SHORT TASK ▸ Copy the listing below in full and skip every picture.

RECORDED INFORMATION ▸
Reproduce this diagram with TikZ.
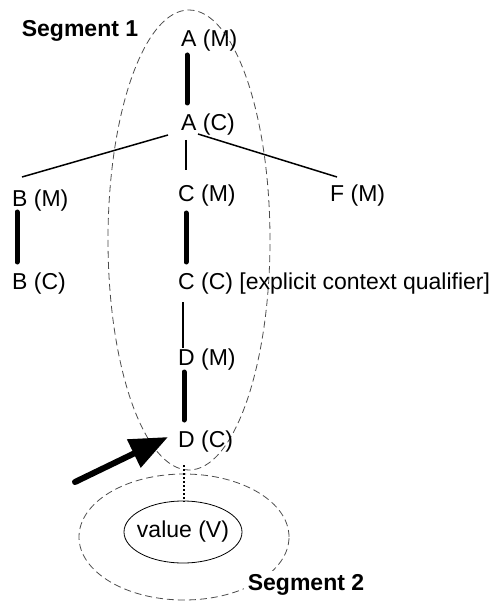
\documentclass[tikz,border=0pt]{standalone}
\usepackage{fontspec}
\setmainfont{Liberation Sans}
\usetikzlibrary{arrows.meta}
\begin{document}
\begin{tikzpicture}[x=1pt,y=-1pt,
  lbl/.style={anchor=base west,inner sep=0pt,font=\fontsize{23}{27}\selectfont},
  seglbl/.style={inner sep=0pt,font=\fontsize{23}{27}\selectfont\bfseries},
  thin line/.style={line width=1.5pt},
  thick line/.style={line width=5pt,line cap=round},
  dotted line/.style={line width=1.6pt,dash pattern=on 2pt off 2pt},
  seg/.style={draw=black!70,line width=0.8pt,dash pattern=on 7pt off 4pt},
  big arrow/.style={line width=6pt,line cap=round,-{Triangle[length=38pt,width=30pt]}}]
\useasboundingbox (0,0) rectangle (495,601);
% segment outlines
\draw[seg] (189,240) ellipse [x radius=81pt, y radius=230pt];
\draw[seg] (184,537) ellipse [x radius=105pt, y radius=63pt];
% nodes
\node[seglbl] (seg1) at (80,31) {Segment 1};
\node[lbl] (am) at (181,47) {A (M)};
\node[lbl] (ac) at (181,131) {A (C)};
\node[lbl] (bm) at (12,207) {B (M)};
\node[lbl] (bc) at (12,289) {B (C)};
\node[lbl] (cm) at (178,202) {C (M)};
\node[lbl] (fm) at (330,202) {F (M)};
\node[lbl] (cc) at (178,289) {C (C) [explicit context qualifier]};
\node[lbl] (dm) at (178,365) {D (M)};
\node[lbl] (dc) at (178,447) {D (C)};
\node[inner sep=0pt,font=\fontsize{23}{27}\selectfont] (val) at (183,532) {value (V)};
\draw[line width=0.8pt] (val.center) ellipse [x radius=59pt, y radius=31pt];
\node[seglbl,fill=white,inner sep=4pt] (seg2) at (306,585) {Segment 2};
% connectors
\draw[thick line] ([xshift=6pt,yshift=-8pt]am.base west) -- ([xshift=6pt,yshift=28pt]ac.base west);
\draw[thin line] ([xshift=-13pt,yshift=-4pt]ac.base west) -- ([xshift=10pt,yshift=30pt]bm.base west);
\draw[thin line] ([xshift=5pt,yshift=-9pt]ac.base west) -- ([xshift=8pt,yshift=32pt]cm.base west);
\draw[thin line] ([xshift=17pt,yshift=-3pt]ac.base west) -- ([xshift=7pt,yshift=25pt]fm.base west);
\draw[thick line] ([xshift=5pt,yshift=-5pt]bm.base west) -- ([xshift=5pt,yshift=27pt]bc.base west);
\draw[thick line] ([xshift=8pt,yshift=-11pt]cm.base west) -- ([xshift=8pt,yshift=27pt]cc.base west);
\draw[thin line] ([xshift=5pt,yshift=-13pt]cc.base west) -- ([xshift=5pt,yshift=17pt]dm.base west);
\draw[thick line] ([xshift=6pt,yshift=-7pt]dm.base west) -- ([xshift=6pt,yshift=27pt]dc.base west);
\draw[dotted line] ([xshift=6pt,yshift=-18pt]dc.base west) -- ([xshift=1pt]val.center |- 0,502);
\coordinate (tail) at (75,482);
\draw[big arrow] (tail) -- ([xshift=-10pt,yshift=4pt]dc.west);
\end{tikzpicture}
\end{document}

WRITTEN ANSWER ▸
Reproduce this diagram with TikZ.
\documentclass[tikz,border=0pt]{standalone}
\usepackage{fontspec}
\setmainfont{Liberation Sans}
\usetikzlibrary{arrows.meta}
\begin{document}
\begin{tikzpicture}[x=1pt,y=-1pt,
  lbl/.style={anchor=base west,inner sep=0pt,font=\fontsize{23}{27}\selectfont},
  seglbl/.style={inner sep=0pt,font=\fontsize{23}{27}\selectfont\bfseries},
  thin line/.style={line width=1.5pt},
  thick line/.style={line width=5pt,line cap=round},
  dotted line/.style={line width=1.6pt,dash pattern=on 2pt off 2pt},
  seg/.style={draw=black!70,line width=0.8pt,dash pattern=on 7pt off 4pt},
  big arrow/.style={line width=6pt,line cap=round,-{Triangle[length=38pt,width=30pt]}}]
\useasboundingbox (0,0) rectangle (495,601);
% segment outlines
\draw[seg] (189,240) ellipse [x radius=81pt, y radius=230pt];
\draw[seg] (184,537) ellipse [x radius=105pt, y radius=63pt];
% nodes
\node[seglbl] (seg1) at (80,31) {Segment 1};
\node[lbl] (am) at (181,47) {A (M)};
\node[lbl] (ac) at (181,131) {A (C)};
\node[lbl] (bm) at (12,207) {B (M)};
\node[lbl] (bc) at (12,289) {B (C)};
\node[lbl] (cm) at (178,202) {C (M)};
\node[lbl] (fm) at (330,202) {F (M)};
\node[lbl] (cc) at (178,289) {C (C) [explicit context qualifier]};
\node[lbl] (dm) at (178,365) {D (M)};
\node[lbl] (dc) at (178,447) {D (C)};
\node[inner sep=0pt,font=\fontsize{23}{27}\selectfont] (val) at (183,532) {value (V)};
\draw[line width=0.8pt] (val.center) ellipse [x radius=59pt, y radius=31pt];
\node[seglbl,fill=white,inner sep=4pt] (seg2) at (306,585) {Segment 2};
% connectors
\draw[thick line] ([xshift=6pt,yshift=-8pt]am.base west) -- ([xshift=6pt,yshift=28pt]ac.base west);
\draw[thin line] ([xshift=-13pt,yshift=-4pt]ac.base west) -- ([xshift=10pt,yshift=30pt]bm.base west);
\draw[thin line] ([xshift=5pt,yshift=-9pt]ac.base west) -- ([xshift=8pt,yshift=32pt]cm.base west);
\draw[thin line] ([xshift=17pt,yshift=-3pt]ac.base west) -- ([xshift=7pt,yshift=25pt]fm.base west);
\draw[thick line] ([xshift=5pt,yshift=-5pt]bm.base west) -- ([xshift=5pt,yshift=27pt]bc.base west);
\draw[thick line] ([xshift=8pt,yshift=-11pt]cm.base west) -- ([xshift=8pt,yshift=27pt]cc.base west);
\draw[thin line] ([xshift=5pt,yshift=-13pt]cc.base west) -- ([xshift=5pt,yshift=17pt]dm.base west);
\draw[thick line] ([xshift=6pt,yshift=-7pt]dm.base west) -- ([xshift=6pt,yshift=27pt]dc.base west);
\draw[dotted line] ([xshift=6pt,yshift=-18pt]dc.base west) -- ([xshift=1pt]val.center |- 0,502);
\coordinate (tail) at (75,482);
\draw[big arrow] (tail) -- ([xshift=-10pt,yshift=4pt]dc.west);
\end{tikzpicture}
\end{document}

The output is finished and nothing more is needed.